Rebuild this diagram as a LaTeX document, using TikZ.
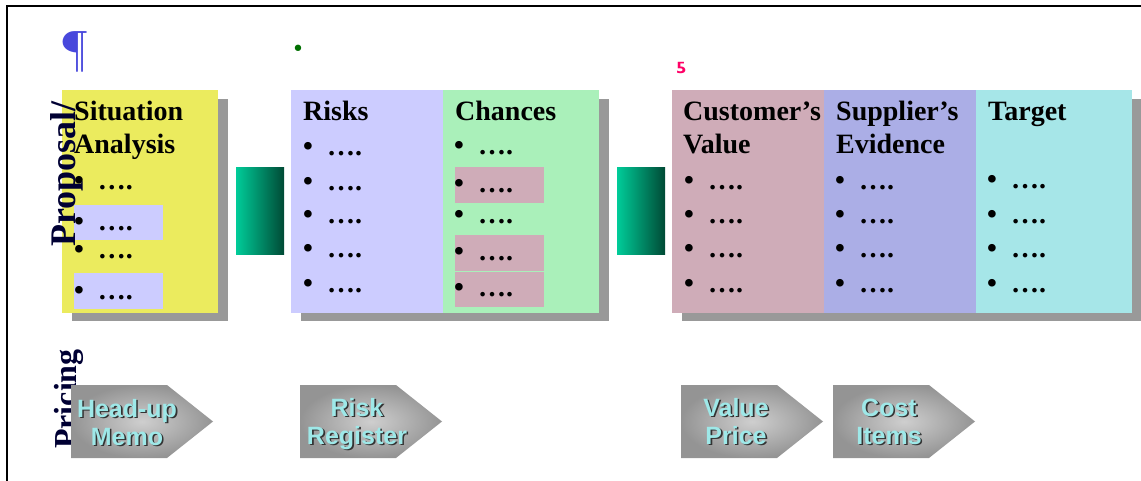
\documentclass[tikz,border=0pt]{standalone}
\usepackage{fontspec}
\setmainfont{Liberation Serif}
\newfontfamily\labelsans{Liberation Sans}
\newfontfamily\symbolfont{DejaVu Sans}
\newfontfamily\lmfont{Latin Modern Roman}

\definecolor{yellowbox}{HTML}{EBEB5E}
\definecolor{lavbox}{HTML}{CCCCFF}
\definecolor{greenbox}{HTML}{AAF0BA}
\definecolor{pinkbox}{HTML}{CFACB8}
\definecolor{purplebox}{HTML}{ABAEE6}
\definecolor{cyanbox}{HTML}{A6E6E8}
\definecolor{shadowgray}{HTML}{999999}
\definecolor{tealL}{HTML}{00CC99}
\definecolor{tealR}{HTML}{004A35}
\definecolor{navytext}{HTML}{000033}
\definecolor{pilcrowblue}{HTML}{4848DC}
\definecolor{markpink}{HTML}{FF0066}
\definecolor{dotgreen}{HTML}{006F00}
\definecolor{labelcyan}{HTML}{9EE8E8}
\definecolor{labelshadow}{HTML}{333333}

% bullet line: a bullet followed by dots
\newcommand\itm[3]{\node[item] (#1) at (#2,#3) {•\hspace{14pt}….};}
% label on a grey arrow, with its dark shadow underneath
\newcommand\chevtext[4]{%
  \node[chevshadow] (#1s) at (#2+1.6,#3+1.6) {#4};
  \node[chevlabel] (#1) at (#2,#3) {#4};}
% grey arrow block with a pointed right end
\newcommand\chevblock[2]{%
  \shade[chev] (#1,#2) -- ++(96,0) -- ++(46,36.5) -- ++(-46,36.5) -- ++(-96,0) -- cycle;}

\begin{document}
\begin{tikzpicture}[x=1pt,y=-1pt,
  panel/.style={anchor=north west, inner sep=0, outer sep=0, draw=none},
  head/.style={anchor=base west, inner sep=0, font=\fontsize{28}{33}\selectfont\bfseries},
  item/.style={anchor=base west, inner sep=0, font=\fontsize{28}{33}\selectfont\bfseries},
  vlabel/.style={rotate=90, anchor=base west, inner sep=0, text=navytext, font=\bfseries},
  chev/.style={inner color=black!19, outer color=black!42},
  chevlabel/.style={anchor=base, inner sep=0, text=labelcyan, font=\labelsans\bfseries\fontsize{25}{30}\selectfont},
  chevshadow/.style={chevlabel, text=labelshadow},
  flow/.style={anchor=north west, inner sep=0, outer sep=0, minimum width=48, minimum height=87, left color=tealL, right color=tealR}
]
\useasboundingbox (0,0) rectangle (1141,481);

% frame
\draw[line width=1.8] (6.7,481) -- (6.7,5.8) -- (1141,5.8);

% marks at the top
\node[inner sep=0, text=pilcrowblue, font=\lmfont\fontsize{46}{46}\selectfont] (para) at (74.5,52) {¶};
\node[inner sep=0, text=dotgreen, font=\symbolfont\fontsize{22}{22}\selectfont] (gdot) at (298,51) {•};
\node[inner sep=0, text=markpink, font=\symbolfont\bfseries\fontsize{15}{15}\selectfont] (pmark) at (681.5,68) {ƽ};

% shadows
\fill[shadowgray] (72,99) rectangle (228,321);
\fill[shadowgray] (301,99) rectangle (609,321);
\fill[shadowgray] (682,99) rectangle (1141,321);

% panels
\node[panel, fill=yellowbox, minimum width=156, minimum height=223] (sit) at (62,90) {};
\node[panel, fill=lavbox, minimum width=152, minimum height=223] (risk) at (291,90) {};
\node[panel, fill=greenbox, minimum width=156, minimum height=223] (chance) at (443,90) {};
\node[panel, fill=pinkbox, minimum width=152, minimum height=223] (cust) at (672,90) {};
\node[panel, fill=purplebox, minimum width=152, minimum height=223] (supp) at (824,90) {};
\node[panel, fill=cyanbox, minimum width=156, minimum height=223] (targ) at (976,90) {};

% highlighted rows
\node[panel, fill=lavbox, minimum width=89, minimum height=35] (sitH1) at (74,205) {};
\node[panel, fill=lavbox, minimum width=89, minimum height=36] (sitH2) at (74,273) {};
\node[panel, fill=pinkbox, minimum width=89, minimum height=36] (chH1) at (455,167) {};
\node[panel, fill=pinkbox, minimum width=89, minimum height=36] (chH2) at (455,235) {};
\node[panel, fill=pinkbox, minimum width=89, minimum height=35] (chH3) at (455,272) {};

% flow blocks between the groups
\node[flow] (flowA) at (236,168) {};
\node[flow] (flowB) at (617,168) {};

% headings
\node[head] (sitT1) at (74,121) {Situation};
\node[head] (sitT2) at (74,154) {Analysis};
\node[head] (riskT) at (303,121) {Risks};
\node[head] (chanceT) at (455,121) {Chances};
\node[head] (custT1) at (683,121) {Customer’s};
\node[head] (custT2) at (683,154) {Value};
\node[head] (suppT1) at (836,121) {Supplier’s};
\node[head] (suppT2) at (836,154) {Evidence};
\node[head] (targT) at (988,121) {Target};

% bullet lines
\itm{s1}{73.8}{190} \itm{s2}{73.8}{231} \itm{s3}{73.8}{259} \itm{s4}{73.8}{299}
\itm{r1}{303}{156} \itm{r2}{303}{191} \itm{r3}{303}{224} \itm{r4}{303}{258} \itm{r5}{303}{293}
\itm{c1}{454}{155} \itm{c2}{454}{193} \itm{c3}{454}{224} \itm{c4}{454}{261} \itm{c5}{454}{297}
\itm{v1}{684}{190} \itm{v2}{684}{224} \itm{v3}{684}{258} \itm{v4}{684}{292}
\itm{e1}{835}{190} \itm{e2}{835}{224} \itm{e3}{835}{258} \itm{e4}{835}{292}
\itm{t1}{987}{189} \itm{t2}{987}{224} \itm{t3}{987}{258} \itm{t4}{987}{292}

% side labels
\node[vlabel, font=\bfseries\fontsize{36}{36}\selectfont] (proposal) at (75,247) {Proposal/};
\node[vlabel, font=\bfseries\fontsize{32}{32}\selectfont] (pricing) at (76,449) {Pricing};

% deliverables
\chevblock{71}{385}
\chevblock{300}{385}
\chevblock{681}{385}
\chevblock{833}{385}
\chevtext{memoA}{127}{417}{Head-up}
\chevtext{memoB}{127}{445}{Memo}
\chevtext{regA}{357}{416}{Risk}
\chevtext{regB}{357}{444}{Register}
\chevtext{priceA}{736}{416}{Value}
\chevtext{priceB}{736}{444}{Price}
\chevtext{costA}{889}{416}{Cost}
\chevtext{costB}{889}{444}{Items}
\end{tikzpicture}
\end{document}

═══

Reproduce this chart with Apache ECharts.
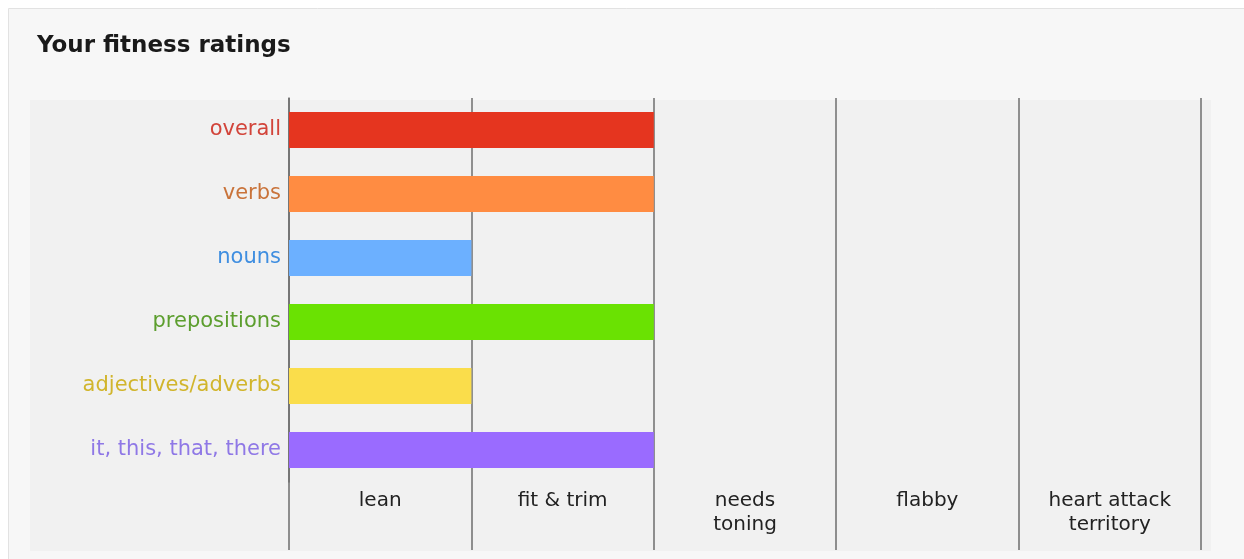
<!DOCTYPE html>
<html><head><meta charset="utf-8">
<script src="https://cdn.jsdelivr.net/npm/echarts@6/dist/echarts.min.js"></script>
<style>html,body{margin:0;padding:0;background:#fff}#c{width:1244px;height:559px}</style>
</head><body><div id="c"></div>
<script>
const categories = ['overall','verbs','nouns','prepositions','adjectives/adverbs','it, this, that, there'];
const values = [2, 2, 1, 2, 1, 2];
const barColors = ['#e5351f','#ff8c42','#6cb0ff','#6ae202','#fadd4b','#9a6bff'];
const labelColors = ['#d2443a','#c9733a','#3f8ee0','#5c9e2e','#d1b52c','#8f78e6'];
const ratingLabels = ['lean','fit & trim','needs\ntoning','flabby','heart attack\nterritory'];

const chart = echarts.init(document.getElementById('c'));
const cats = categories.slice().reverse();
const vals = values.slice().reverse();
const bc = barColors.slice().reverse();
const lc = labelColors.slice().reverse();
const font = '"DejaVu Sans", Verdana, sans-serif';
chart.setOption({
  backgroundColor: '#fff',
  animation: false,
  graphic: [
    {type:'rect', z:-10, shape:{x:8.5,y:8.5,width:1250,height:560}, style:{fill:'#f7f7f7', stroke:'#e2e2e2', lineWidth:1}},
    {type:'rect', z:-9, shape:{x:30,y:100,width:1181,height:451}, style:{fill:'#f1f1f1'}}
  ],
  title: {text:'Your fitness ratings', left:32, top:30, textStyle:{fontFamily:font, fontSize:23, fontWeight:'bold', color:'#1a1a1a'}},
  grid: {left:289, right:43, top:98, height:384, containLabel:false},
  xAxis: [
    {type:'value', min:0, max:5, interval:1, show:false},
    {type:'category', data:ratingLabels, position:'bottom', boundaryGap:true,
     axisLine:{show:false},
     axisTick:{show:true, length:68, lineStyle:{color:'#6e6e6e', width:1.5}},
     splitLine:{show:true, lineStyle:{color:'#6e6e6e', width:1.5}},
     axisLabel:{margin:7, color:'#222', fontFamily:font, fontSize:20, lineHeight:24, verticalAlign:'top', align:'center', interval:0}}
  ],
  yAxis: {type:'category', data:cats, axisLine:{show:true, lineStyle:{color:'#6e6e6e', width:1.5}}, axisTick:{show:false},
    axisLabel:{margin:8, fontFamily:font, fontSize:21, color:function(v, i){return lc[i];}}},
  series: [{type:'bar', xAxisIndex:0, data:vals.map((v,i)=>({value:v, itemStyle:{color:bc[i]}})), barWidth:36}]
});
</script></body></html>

═══

Keep to the lines above from the line with "Rebuild this diagram" to the line with "(#1,#2) -- ++(96,0)", and set down exactly those, inclusive, with nothing else and every picture left out.

Rebuild this diagram as a LaTeX document, using TikZ.
\documentclass[tikz,border=0pt]{standalone}
\usepackage{fontspec}
\setmainfont{Liberation Serif}
\newfontfamily\labelsans{Liberation Sans}
\newfontfamily\symbolfont{DejaVu Sans}
\newfontfamily\lmfont{Latin Modern Roman}

\definecolor{yellowbox}{HTML}{EBEB5E}
\definecolor{lavbox}{HTML}{CCCCFF}
\definecolor{greenbox}{HTML}{AAF0BA}
\definecolor{pinkbox}{HTML}{CFACB8}
\definecolor{purplebox}{HTML}{ABAEE6}
\definecolor{cyanbox}{HTML}{A6E6E8}
\definecolor{shadowgray}{HTML}{999999}
\definecolor{tealL}{HTML}{00CC99}
\definecolor{tealR}{HTML}{004A35}
\definecolor{navytext}{HTML}{000033}
\definecolor{pilcrowblue}{HTML}{4848DC}
\definecolor{markpink}{HTML}{FF0066}
\definecolor{dotgreen}{HTML}{006F00}
\definecolor{labelcyan}{HTML}{9EE8E8}
\definecolor{labelshadow}{HTML}{333333}

% bullet line: a bullet followed by dots
\newcommand\itm[3]{\node[item] (#1) at (#2,#3) {•\hspace{14pt}….};}
% label on a grey arrow, with its dark shadow underneath
\newcommand\chevtext[4]{%
  \node[chevshadow] (#1s) at (#2+1.6,#3+1.6) {#4};
  \node[chevlabel] (#1) at (#2,#3) {#4};}
% grey arrow block with a pointed right end
\newcommand\chevblock[2]{%
  \shade[chev] (#1,#2) -- ++(96,0) -- ++(46,36.5) -- ++(-46,36.5) -- ++(-96,0) -- cycle;}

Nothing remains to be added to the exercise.